DIRECTION: Retype each line exactly. Skip images.

PROVIDED DATA:
— begin —

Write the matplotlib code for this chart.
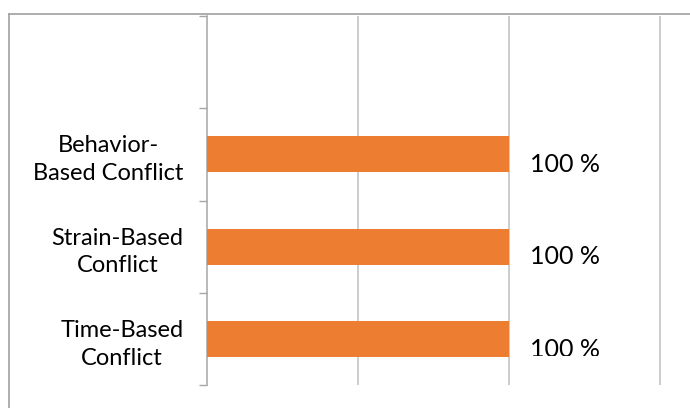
import matplotlib.pyplot as plt
from matplotlib.transforms import Bbox, TransformedBbox
from matplotlib.lines import Line2D

# data
categories = ['Time-Based\nConflict', 'Strain-Based\nConflict', 'Behavior-\nBased Conflict']
values = [100, 100, 100]
labels = ['100 %', '100 %', '100 %']

plt.rcParams['font.family'] = ['Lato', 'DejaVu Sans']

fig = plt.figure(figsize=(6.9, 4.08), dpi=100)
ax = fig.add_axes([0.3, 0.056, 0.70, 0.905])

ypos = list(range(len(categories)))
bar_h = 0.39
ax.barh(ypos, values, height=bar_h, color='#ED7D31', zorder=3)

ax.set_xlim(0, 160)
ax.set_ylim(-0.5, len(categories) + 0.5)

# grid
ax.set_xticks([50, 100, 150])
ax.xaxis.grid(True, color='#BFBFBF', linewidth=1.1, zorder=0)
ax.tick_params(axis='x', length=0, labelbottom=False)

ax.set_yticks(ypos)
ax.set_yticklabels(categories, fontsize=17, linespacing=1.4)
for t in ax.get_yticklabels():
    t.set_multialignment('center')
ax.tick_params(axis='y', which='major', length=0, pad=17)
ax.set_yticks([y - 0.5 for y in range(len(categories) + 2)], minor=True)
ax.tick_params(axis='y', which='minor', length=6, color='#A6A6A6', width=1)

for s in ['top', 'right', 'bottom']:
    ax.spines[s].set_visible(False)
ax.spines['left'].set_color('#A6A6A6')
ax.spines['left'].set_linewidth(1.1)

# value labels (bottom one is cut off at the bar edge, as in the original)
clip = TransformedBbox(Bbox([[0, -bar_h / 2 + 0.01], [160, len(categories) + 0.5]]), ax.transData)
for y, v, lab in zip(ypos, values, labels):
    t = ax.text(v + 7, y - 0.11, lab, fontsize=18, va='center', ha='left')
    t.set_clip_on(True)
    t.set_clip_box(clip)

# outer frame (partly cut off)
fig.add_artist(Line2D([9 / 690, 9 / 690], [0, 1 - 14 / 408], transform=fig.transFigure,
                      color='#A0A0A0', linewidth=1.2))
fig.add_artist(Line2D([9 / 690, 1], [1 - 14 / 408, 1 - 14 / 408], transform=fig.transFigure,
                      color='#A0A0A0', linewidth=1.2))

fig.savefig('out.png', dpi=100)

— end —

OUTPUT OF THE EXERCISE:
Write the matplotlib code for this chart.
import matplotlib.pyplot as plt
from matplotlib.transforms import Bbox, TransformedBbox
from matplotlib.lines import Line2D

# data
categories = ['Time-Based\nConflict', 'Strain-Based\nConflict', 'Behavior-\nBased Conflict']
values = [100, 100, 100]
labels = ['100 %', '100 %', '100 %']

plt.rcParams['font.family'] = ['Lato', 'DejaVu Sans']

fig = plt.figure(figsize=(6.9, 4.08), dpi=100)
ax = fig.add_axes([0.3, 0.056, 0.70, 0.905])

ypos = list(range(len(categories)))
bar_h = 0.39
ax.barh(ypos, values, height=bar_h, color='#ED7D31', zorder=3)

ax.set_xlim(0, 160)
ax.set_ylim(-0.5, len(categories) + 0.5)

# grid
ax.set_xticks([50, 100, 150])
ax.xaxis.grid(True, color='#BFBFBF', linewidth=1.1, zorder=0)
ax.tick_params(axis='x', length=0, labelbottom=False)

ax.set_yticks(ypos)
ax.set_yticklabels(categories, fontsize=17, linespacing=1.4)
for t in ax.get_yticklabels():
    t.set_multialignment('center')
ax.tick_params(axis='y', which='major', length=0, pad=17)
ax.set_yticks([y - 0.5 for y in range(len(categories) + 2)], minor=True)
ax.tick_params(axis='y', which='minor', length=6, color='#A6A6A6', width=1)

for s in ['top', 'right', 'bottom']:
    ax.spines[s].set_visible(False)
ax.spines['left'].set_color('#A6A6A6')
ax.spines['left'].set_linewidth(1.1)

# value labels (bottom one is cut off at the bar edge, as in the original)
clip = TransformedBbox(Bbox([[0, -bar_h / 2 + 0.01], [160, len(categories) + 0.5]]), ax.transData)
for y, v, lab in zip(ypos, values, labels):
    t = ax.text(v + 7, y - 0.11, lab, fontsize=18, va='center', ha='left')
    t.set_clip_on(True)
    t.set_clip_box(clip)

# outer frame (partly cut off)
fig.add_artist(Line2D([9 / 690, 9 / 690], [0, 1 - 14 / 408], transform=fig.transFigure,
                      color='#A0A0A0', linewidth=1.2))
fig.add_artist(Line2D([9 / 690, 1], [1 - 14 / 408, 1 - 14 / 408], transform=fig.transFigure,
                      color='#A0A0A0', linewidth=1.2))

fig.savefig('out.png', dpi=100)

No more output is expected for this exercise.